<<<<

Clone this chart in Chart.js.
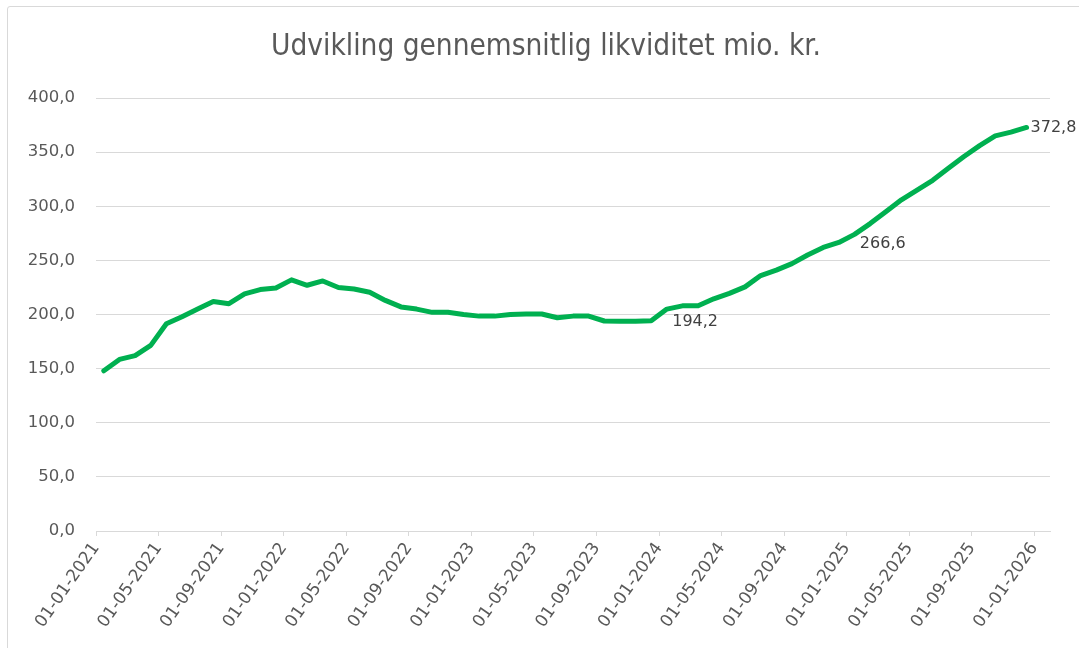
<!DOCTYPE html>
<html>
<head>
<meta charset="utf-8">
<script src="https://cdn.jsdelivr.net/npm/chart.js@4/dist/chart.umd.min.js"></script>
<style>
  html, body { margin: 0; padding: 0; background: #fff; overflow: hidden; }
  .frame { position: absolute; left: 7px; top: 6px; width: 1100px; height: 700px; border: 1px solid #d9d9d9; border-radius: 3px; }
  .wrap { position: absolute; left: 0; top: 0; width: 1079px; height: 648px; }
</style>
</head>
<body>
<div class="frame"></div>
<div class="wrap"><canvas id="chart"></canvas></div>
<script>
// monthly average liquidity, Jan 2021 - Dec 2025 (mio. kr.)
const months = [
    '01-01-2021', '01-02-2021', '01-03-2021', '01-04-2021', '01-05-2021', '01-06-2021',
    '01-07-2021', '01-08-2021', '01-09-2021', '01-10-2021', '01-11-2021', '01-12-2021',
    '01-01-2022', '01-02-2022', '01-03-2022', '01-04-2022', '01-05-2022', '01-06-2022',
    '01-07-2022', '01-08-2022', '01-09-2022', '01-10-2022', '01-11-2022', '01-12-2022',
    '01-01-2023', '01-02-2023', '01-03-2023', '01-04-2023', '01-05-2023', '01-06-2023',
    '01-07-2023', '01-08-2023', '01-09-2023', '01-10-2023', '01-11-2023', '01-12-2023',
    '01-01-2024', '01-02-2024', '01-03-2024', '01-04-2024', '01-05-2024', '01-06-2024',
    '01-07-2024', '01-08-2024', '01-09-2024', '01-10-2024', '01-11-2024', '01-12-2024',
    '01-01-2025', '01-02-2025', '01-03-2025', '01-04-2025', '01-05-2025', '01-06-2025',
    '01-07-2025', '01-08-2025', '01-09-2025', '01-10-2025', '01-11-2025', '01-12-2025'
];
const liquidity = [
    148, 158.5, 162, 171.5, 191.5, 198, 205, 212, 210, 219, 223, 224.5,
    232, 227, 231, 225, 223.5, 220.5, 213, 207, 205, 202, 202, 200,
    198.5, 198.5, 200, 200.5, 200.5, 197, 198.5, 198.5, 194, 193.7, 193.7, 194.2,
    205, 208, 208, 214.5, 219.5, 225.5, 236, 241, 247, 255, 262, 266.6,
    274, 284, 295, 306, 315, 324, 335, 346, 356, 365, 368.5, 372.8
];
// x-axis labels, one every 4 months
const tickLabels = [
    '01-01-2021', '01-05-2021', '01-09-2021', '01-01-2022', '01-05-2022', '01-09-2022',
    '01-01-2023', '01-05-2023', '01-09-2023', '01-01-2024', '01-05-2024', '01-09-2024',
    '01-01-2025', '01-05-2025', '01-09-2025', '01-01-2026'
];
// year-end values that carry a data label
const labelledMonths = ['01-12-2023', '01-12-2024', '01-12-2025'];
const chartTitle = 'Udvikling gennemsnitlig likviditet mio. kr.';

const green = '#00b050';
const grey = '#595959';
const gridGrey = '#d9d9d9';
const font = '"DejaVu Sans", Arial, sans-serif';

const fmt = v => v.toFixed(1).replace('.', ',');

// Excel date axis: each month is one unit, points sit mid-month
const points = liquidity.map((v, i) => ({ x: i + 0.5, y: v }));

const pointLabels = {
    id: 'pointLabels',
    afterDatasetsDraw(chart) {
        const ctx = chart.ctx;
        const meta = chart.getDatasetMeta(0);
        ctx.save();
        ctx.font = '16px ' + font;
        ctx.fillStyle = '#404040';
        ctx.textBaseline = 'middle';
        ctx.textAlign = 'left';
        labelledMonths.forEach((m, k) => {
            const i = months.indexOf(m);
            const el = meta.data[i];
            const last = k === labelledMonths.length - 1;
            const dx = last ? 4 : 21;
            const dy = last ? 0 : 1;
            ctx.fillText(fmt(liquidity[i]), el.x + dx, el.y + dy);
        });
        ctx.restore();
    }
};

// title centred on the outer chart frame, like Excel does
const frameTitle = {
    id: 'frameTitle',
    afterDraw(chart) {
        const ctx = chart.ctx;
        ctx.save();
        ctx.font = '29.5px "DejaVu Sans Condensed", "DejaVu Sans", sans-serif';
        ctx.fillStyle = grey;
        ctx.textAlign = 'center';
        ctx.textBaseline = 'middle';
        ctx.fillText(chartTitle, 546, 47);
        ctx.restore();
    }
};

new Chart(document.getElementById('chart'), {
    type: 'line',
    data: {
        datasets: [{
            label: 'Likviditet',
            data: points,
            borderColor: green,
            borderWidth: 5,
            pointRadius: 0,
            tension: 0,
            borderJoinStyle: 'round',
            borderCapStyle: 'round'
        }]
    },
    options: {
        responsive: true,
        maintainAspectRatio: false,
        animation: false,
        layout: { padding: { left: 0, right: 29, top: 98, bottom: 0 } },
        scales: {
            x: {
                type: 'linear',
                min: 0,
                max: months.length + 1,
                afterBuildTicks: scale => {
                    scale.ticks = tickLabels.map((_, k) => ({ value: k * 4 }));
                },
                afterFit: scale => { scale.height = 117; },
                ticks: {
                    callback: v => tickLabels[v / 4],
                    minRotation: 55,
                    maxRotation: 55,
                    autoSkip: false,
                    color: grey,
                    padding: 3,
                    font: { family: font, size: 17 }
                },
                grid: { drawOnChartArea: false, drawTicks: true, tickLength: 5, color: gridGrey },
                border: { display: true, color: gridGrey, width: 1 }
            },
            y: {
                min: 0,
                max: 400,
                afterBuildTicks: scale => {
                    scale.ticks = [0, 50, 100, 150, 200, 250, 300, 350, 400].map(v => ({ value: v }));
                },
                afterFit: scale => { scale.width = 96; },
                ticks: {
                    callback: v => fmt(v),
                    color: grey,
                    padding: 21,
                    font: { family: font, size: 16.5 }
                },
                grid: { color: gridGrey, drawTicks: false, lineWidth: 1 },
                border: { display: false }
            }
        },
        plugins: {
            legend: { display: false },
            tooltip: { enabled: false },
            title: { display: false }
        }
    },
    plugins: [pointLabels, frameTitle]
});
</script>
</body>
</html>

>>>>

**DESCRIPTION OF THE TASK:**
Reproduce the material in full, word for word, and omit the pictures.

**SOLUTION BELOW:**
Clone this chart in Chart.js.
<!DOCTYPE html>
<html>
<head>
<meta charset="utf-8">
<script src="https://cdn.jsdelivr.net/npm/chart.js@4/dist/chart.umd.min.js"></script>
<style>
  html, body { margin: 0; padding: 0; background: #fff; overflow: hidden; }
  .frame { position: absolute; left: 7px; top: 6px; width: 1100px; height: 700px; border: 1px solid #d9d9d9; border-radius: 3px; }
  .wrap { position: absolute; left: 0; top: 0; width: 1079px; height: 648px; }
</style>
</head>
<body>
<div class="frame"></div>
<div class="wrap"><canvas id="chart"></canvas></div>
<script>
// monthly average liquidity, Jan 2021 - Dec 2025 (mio. kr.)
const months = [
    '01-01-2021', '01-02-2021', '01-03-2021', '01-04-2021', '01-05-2021', '01-06-2021',
    '01-07-2021', '01-08-2021', '01-09-2021', '01-10-2021', '01-11-2021', '01-12-2021',
    '01-01-2022', '01-02-2022', '01-03-2022', '01-04-2022', '01-05-2022', '01-06-2022',
    '01-07-2022', '01-08-2022', '01-09-2022', '01-10-2022', '01-11-2022', '01-12-2022',
    '01-01-2023', '01-02-2023', '01-03-2023', '01-04-2023', '01-05-2023', '01-06-2023',
    '01-07-2023', '01-08-2023', '01-09-2023', '01-10-2023', '01-11-2023', '01-12-2023',
    '01-01-2024', '01-02-2024', '01-03-2024', '01-04-2024', '01-05-2024', '01-06-2024',
    '01-07-2024', '01-08-2024', '01-09-2024', '01-10-2024', '01-11-2024', '01-12-2024',
    '01-01-2025', '01-02-2025', '01-03-2025', '01-04-2025', '01-05-2025', '01-06-2025',
    '01-07-2025', '01-08-2025', '01-09-2025', '01-10-2025', '01-11-2025', '01-12-2025'
];
const liquidity = [
    148, 158.5, 162, 171.5, 191.5, 198, 205, 212, 210, 219, 223, 224.5,
    232, 227, 231, 225, 223.5, 220.5, 213, 207, 205, 202, 202, 200,
    198.5, 198.5, 200, 200.5, 200.5, 197, 198.5, 198.5, 194, 193.7, 193.7, 194.2,
    205, 208, 208, 214.5, 219.5, 225.5, 236, 241, 247, 255, 262, 266.6,
    274, 284, 295, 306, 315, 324, 335, 346, 356, 365, 368.5, 372.8
];
// x-axis labels, one every 4 months
const tickLabels = [
    '01-01-2021', '01-05-2021', '01-09-2021', '01-01-2022', '01-05-2022', '01-09-2022',
    '01-01-2023', '01-05-2023', '01-09-2023', '01-01-2024', '01-05-2024', '01-09-2024',
    '01-01-2025', '01-05-2025', '01-09-2025', '01-01-2026'
];
// year-end values that carry a data label
const labelledMonths = ['01-12-2023', '01-12-2024', '01-12-2025'];
const chartTitle = 'Udvikling gennemsnitlig likviditet mio. kr.';

const green = '#00b050';
const grey = '#595959';
const gridGrey = '#d9d9d9';
const font = '"DejaVu Sans", Arial, sans-serif';

const fmt = v => v.toFixed(1).replace('.', ',');

// Excel date axis: each month is one unit, points sit mid-month
const points = liquidity.map((v, i) => ({ x: i + 0.5, y: v }));

const pointLabels = {
    id: 'pointLabels',
    afterDatasetsDraw(chart) {
        const ctx = chart.ctx;
        const meta = chart.getDatasetMeta(0);
        ctx.save();
        ctx.font = '16px ' + font;
        ctx.fillStyle = '#404040';
        ctx.textBaseline = 'middle';
        ctx.textAlign = 'left';
        labelledMonths.forEach((m, k) => {
            const i = months.indexOf(m);
            const el = meta.data[i];
            const last = k === labelledMonths.length - 1;
            const dx = last ? 4 : 21;
            const dy = last ? 0 : 1;
            ctx.fillText(fmt(liquidity[i]), el.x + dx, el.y + dy);
        });
        ctx.restore();
    }
};

// title centred on the outer chart frame, like Excel does
const frameTitle = {
    id: 'frameTitle',
    afterDraw(chart) {
        const ctx = chart.ctx;
        ctx.save();
        ctx.font = '29.5px "DejaVu Sans Condensed", "DejaVu Sans", sans-serif';
        ctx.fillStyle = grey;
        ctx.textAlign = 'center';
        ctx.textBaseline = 'middle';
        ctx.fillText(chartTitle, 546, 47);
        ctx.restore();
    }
};

new Chart(document.getElementById('chart'), {
    type: 'line',
    data: {
        datasets: [{
            label: 'Likviditet',
            data: points,
            borderColor: green,
            borderWidth: 5,
            pointRadius: 0,
            tension: 0,
            borderJoinStyle: 'round',
            borderCapStyle: 'round'
        }]
    },
    options: {
        responsive: true,
        maintainAspectRatio: false,
        animation: false,
        layout: { padding: { left: 0, right: 29, top: 98, bottom: 0 } },
        scales: {
            x: {
                type: 'linear',
                min: 0,
                max: months.length + 1,
                afterBuildTicks: scale => {
                    scale.ticks = tickLabels.map((_, k) => ({ value: k * 4 }));
                },
                afterFit: scale => { scale.height = 117; },
                ticks: {
                    callback: v => tickLabels[v / 4],
                    minRotation: 55,
                    maxRotation: 55,
                    autoSkip: false,
                    color: grey,
                    padding: 3,
                    font: { family: font, size: 17 }
                },
                grid: { drawOnChartArea: false, drawTicks: true, tickLength: 5, color: gridGrey },
                border: { display: true, color: gridGrey, width: 1 }
            },
            y: {
                min: 0,
                max: 400,
                afterBuildTicks: scale => {
                    scale.ticks = [0, 50, 100, 150, 200, 250, 300, 350, 400].map(v => ({ value: v }));
                },
                afterFit: scale => { scale.width = 96; },
                ticks: {
                    callback: v => fmt(v),
                    color: grey,
                    padding: 21,
                    font: { family: font, size: 16.5 }
                },
                grid: { color: gridGrey, drawTicks: false, lineWidth: 1 },
                border: { display: false }
            }
        },
        plugins: {
            legend: { display: false },
            tooltip: { enabled: false },
            title: { display: false }
        }
    },
    plugins: [pointLabels, frameTitle]
});
</script>
</body>
</html>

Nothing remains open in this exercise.